The center is named for telecommunications pioneer Donald Green, who started the project with a $10 million donation in 1997. Green and others in the telecom industry have donated $5 million toward the $7 million cost of naming the concert hall Innovation Hall. The match will complete that name purchase.

The concert hall is scheduled to open in 2010 and will be the heart of the music center, patterned after Seiji Osawa Hall at Tanglewood, the world-famous Lennox, Mass., music center. It will seat 1,400, have two 52-foot-high doors that open onto a terraced lawn and an interior made of maple, beech and Douglas fir.
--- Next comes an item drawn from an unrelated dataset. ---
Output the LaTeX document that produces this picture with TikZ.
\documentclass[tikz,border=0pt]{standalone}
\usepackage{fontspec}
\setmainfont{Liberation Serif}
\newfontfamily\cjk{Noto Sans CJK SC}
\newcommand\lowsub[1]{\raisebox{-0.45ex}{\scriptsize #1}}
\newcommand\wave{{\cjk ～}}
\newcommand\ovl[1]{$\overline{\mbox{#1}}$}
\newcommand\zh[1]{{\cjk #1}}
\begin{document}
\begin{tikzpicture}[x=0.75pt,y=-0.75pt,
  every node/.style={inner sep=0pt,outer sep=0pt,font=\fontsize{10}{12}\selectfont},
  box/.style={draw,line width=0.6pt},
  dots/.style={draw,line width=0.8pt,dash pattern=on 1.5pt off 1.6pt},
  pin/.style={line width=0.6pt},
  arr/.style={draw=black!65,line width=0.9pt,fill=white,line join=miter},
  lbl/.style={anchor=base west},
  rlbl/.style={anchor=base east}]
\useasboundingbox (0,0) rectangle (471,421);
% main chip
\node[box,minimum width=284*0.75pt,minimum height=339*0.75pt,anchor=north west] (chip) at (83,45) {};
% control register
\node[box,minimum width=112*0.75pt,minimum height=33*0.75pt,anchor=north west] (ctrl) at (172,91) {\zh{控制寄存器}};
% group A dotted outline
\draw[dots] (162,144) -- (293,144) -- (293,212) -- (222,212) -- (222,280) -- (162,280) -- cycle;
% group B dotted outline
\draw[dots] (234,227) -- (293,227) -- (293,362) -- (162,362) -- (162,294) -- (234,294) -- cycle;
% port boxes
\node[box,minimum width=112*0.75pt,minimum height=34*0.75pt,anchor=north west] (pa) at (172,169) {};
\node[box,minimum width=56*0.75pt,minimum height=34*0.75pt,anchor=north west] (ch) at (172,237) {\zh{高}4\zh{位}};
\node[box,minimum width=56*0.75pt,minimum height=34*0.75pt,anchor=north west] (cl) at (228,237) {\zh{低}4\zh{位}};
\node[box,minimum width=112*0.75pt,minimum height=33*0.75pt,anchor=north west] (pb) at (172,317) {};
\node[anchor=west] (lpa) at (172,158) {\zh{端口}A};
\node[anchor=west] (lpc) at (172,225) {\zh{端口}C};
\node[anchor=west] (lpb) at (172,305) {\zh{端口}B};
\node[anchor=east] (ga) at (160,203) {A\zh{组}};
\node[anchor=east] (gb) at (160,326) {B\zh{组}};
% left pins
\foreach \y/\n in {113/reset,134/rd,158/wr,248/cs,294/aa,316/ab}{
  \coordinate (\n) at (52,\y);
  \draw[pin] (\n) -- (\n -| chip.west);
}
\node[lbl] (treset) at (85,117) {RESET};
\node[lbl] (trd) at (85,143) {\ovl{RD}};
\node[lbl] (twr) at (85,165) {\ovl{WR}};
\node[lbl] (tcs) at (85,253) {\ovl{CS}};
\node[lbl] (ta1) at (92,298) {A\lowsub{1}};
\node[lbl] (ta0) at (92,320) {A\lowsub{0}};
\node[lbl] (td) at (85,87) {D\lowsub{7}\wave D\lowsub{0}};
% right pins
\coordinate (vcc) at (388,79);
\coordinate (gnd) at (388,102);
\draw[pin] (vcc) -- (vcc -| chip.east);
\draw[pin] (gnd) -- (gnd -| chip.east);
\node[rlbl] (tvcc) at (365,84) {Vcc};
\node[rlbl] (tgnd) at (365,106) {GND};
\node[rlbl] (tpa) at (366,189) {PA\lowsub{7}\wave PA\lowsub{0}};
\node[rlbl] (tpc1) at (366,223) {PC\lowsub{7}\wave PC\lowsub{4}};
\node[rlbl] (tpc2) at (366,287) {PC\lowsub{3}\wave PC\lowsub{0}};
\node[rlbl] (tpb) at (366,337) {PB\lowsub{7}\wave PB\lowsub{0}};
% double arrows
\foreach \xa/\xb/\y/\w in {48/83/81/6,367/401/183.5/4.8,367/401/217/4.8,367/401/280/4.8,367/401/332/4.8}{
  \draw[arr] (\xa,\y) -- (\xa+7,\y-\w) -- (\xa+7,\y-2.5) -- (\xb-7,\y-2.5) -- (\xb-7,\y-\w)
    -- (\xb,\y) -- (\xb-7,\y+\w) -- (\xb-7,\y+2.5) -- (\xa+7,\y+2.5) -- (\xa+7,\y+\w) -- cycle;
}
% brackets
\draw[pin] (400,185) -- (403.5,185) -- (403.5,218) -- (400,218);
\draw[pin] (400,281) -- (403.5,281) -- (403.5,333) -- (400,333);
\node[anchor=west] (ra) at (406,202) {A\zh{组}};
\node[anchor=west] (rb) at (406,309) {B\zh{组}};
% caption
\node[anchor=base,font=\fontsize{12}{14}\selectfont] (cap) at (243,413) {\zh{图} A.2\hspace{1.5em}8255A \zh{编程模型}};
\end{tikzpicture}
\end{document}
As part of the fund raising, SSU is selling naming rights to the various buildings, lobbies, courtyards and rooms.

The recital hall, also scheduled to open in 2010, was named Schroeder's Recital Hall by Jean Schulz, widow of "Peanuts" creator Charles M. Schulz, after the Beethoven-loving pianist in the cartoon strip, at a cost of $4 million.

The former owners of The Press Democrat, Evert and Norma Person, paid $3 million to put their name on the concert hall lobby, and the Trione Foundation paid $1 million to name the courtyard.

The education building naming rights are available for $5 million. That building, which has classrooms, rehearsal rooms and offices for faculty and staff, is nearly complete. Faculty and staff will move in in July, and the first classes will be offered in August.